Lease in lieu of purchase including automobiles
In a lease in lieu of purchase, the lessee will acquire title at the end of the lease term. This type of lease is deemed a “sale” at the commencement of the lease. The lessee would be charged sales tax up front based on the total lease payments. (Finance charges which are separately stated may be excluded from the taxable base.)
Leases with nominal purchase options, such as $1.00, are considered leases in lieu of purchase. In addition, TRAC leases may qualify as leases-in-lieu of purchase, depending on the contractual terms.
Trade-ins on leased property
Trade-in credits are only allowed in transactions involving the “sale” of certain vehicles. Trade-in credits are not allowed on leased property unless the lease is in lieu of purchase and the leased property is of the type that allows trade-in credits.
Leases to exempt organizations
Leases to exempt organizations are treated no differently than the leases mentioned above with the following exceptions: rentals and leases of automobiles, interim rentals and leases in lieu of purchase, being “sales”, are exempt when rented/leased to a sales tax exempt organization.
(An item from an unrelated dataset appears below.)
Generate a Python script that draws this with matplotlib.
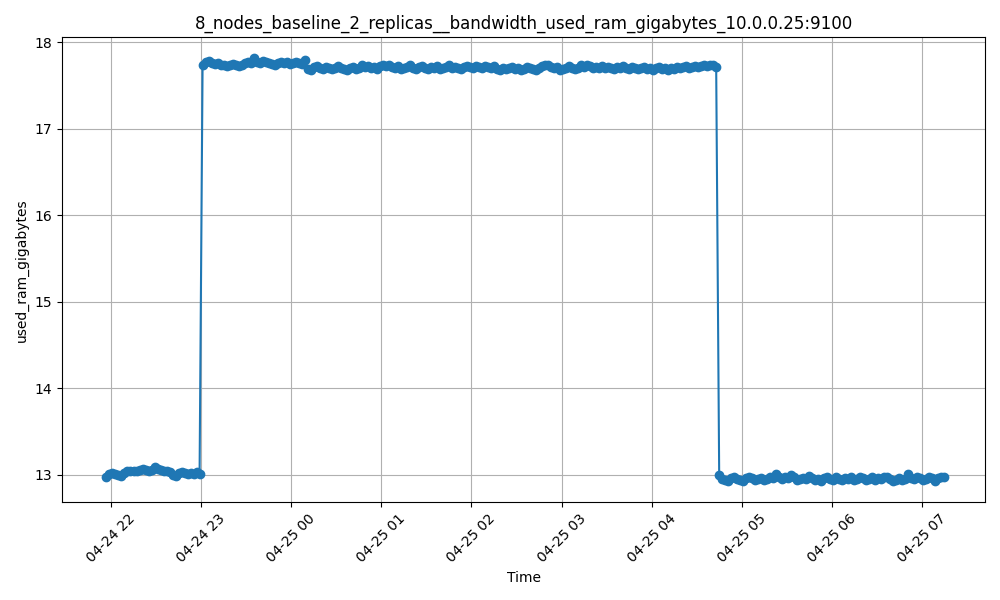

In the case of a lease with option to purchase, the lease is taxable as previously described, while the sale that occurs when the option exercised is exempt.
Interim Rentals
The Sales and Use Tax Law contains a special provision to cover situations where tangible personal property that had been purchased for resale is rented as an incident to holding the property for resale. This does not apply to situations where the purchase of the property was for rental purposes and the ultimate sale of the property is incidental only. Nor does it apply to short-term or long-term rentals or leases of automobiles.
The law permits the retailer in such cases to elect to collect and remit sales tax on rental payments rather than pay a use tax on the purchase price. Sales tax on rentals is to be passed on to the original and any subsequent lessees. If the property is rented to a person for more than one year or the retailer makes other use of the property, other than rental or sale, the election is void and the retailer is liable for use tax on the property.
Retailers must maintain supporting documentation of the rentals for audit purposes.
Software licenses
Unlike a sale, a software license provides the user with the authorization to only use the software without title to the software transferring to the user. A software license is therefore treated as a lease. Software licenses that are issued and renewed annually are taxable to the lessor based upon the purchase price. If the software lessor is also the developer of the software, the cost of the product is based upon the lessor’s material costs.
A software license will be considered a lease in lieu of purchase when the license is perpetual or for 10 years or more with no annual renewals. In this situation, the lessor would collect a sales tax from the lessee at the commencement of the lease based upon the total amount of lease payments.